Das Verwirrspiel um die nigerische Botschaft ist damit aber noch nicht ans Ende gelangt: Aus dem Gebäude wurden 2001 in einem fingierten Einbruch gefälschte Dokumente entwendet, die dem amerikanischen Geheimdienst und George W. Bush zur Legitimierung des Irakkriegs dienten. Demand schlüpft damit in die Rolle des Enthüllungsjournalisten. Weitere Bilder der „Embassy“-Serie zeigen die Innenräume der Botschaft, geschlossenen Türen, Schreibtische, auf denen sich Papier stapelt, Flure: der nach der Tat verlassene Ort.

Ähnlich liegt der Fall der Fotoreihe „Klause“, die den Pascal-Prozess um den nicht aufgeklärten Mord an einem Jungen im Saarbrückender Stadtteil Burbach aufgreift. Hier spielt Demand den Boulevardjournalisten, etwa wenn er bis in die Küche des Lokals vordringt, in dem das Verbrechen, so die Mutmaßung, von einer Kinderschänderbande verübt wurde.

Die Küche, die uns Demand zeigt, meint jeder schon mal gesehen zu haben, weil es sie tausendfach gibt: eine Standard-Einbauküche. Aber das Licht, in das der Künstler sein Papiermodell taucht, lässt sie von Anfang an unheimlich erscheinen.
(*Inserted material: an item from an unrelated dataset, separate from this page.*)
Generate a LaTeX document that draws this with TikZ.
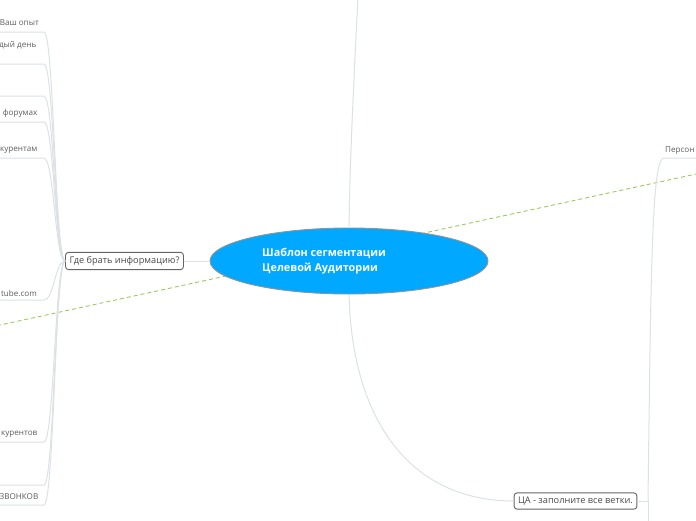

Im Helldunkel stoßen sich die Dinge scharfkantig ab. Alles steht klar unterschieden an seinem Platz. Auf der Ablage steht ein Brotkorb, die Jedermann-Kaffeemaschine, der altbekannte gelbe Aschenbecher. Normal. Aber im peniblen Ordnungsgefüge der Küche gemahnen sie an die Banalität des Bösen.

Grausiger sind am Ort des möglichen Verbrechens nur noch die Schokoriegel im Regal, Duplos, wie man an der Form erkennt. Unvermeidlich muss der Betrachter daran denken, dass diese Kinderriegel als Lockmittel bei Pascals Entführung eine Rolle gespielt haben könnten.

In keiner von Demands Fotomodellwelten tauchen Menschen oder Schriftzeichen auf. Trotzdem oder gerade deshalb lassen sich Demands Bilder wie ein Buch über menschliche Schicksale lesen.

Das ist nicht der einzige Gegensatz, den Demand mit seiner Kunst fixiert. In seinen Bildern kontrastiert er die unendliche Mühe und Kleinteiligkeit des Modellbaus mit der sekundenschnellen fotografischen Ablichtung. Oder man denke an die Welten, die gemeinhin zwischen der Bastelei des Kindes mit Schere und Papier und der technisierten Hochglanzfotografie liegen: Demand gelingt es mit seinen Arbeiten, sie so mühelos wie überraschend zu vereinen.

Vielleicht werden diese Aspekte im Werk von Thomas Demand einmal sehr viel wichtiger sein, als die analytische Schärfe seiner Medienkritik. Denn es ist absehbar, dass sich der Schauder des Wirklichen, der uns, die wir die Geschichten hinter den Bildern kennen, noch befällt, sich einmal ganz verflüchtigt haben wird. Und wird sich dann Demands Kunst, die jetzt wie keine andere auf der Höhe der Zeit ist, vielleicht als Papiertiger erweisen, dessen Klaue nicht reißt?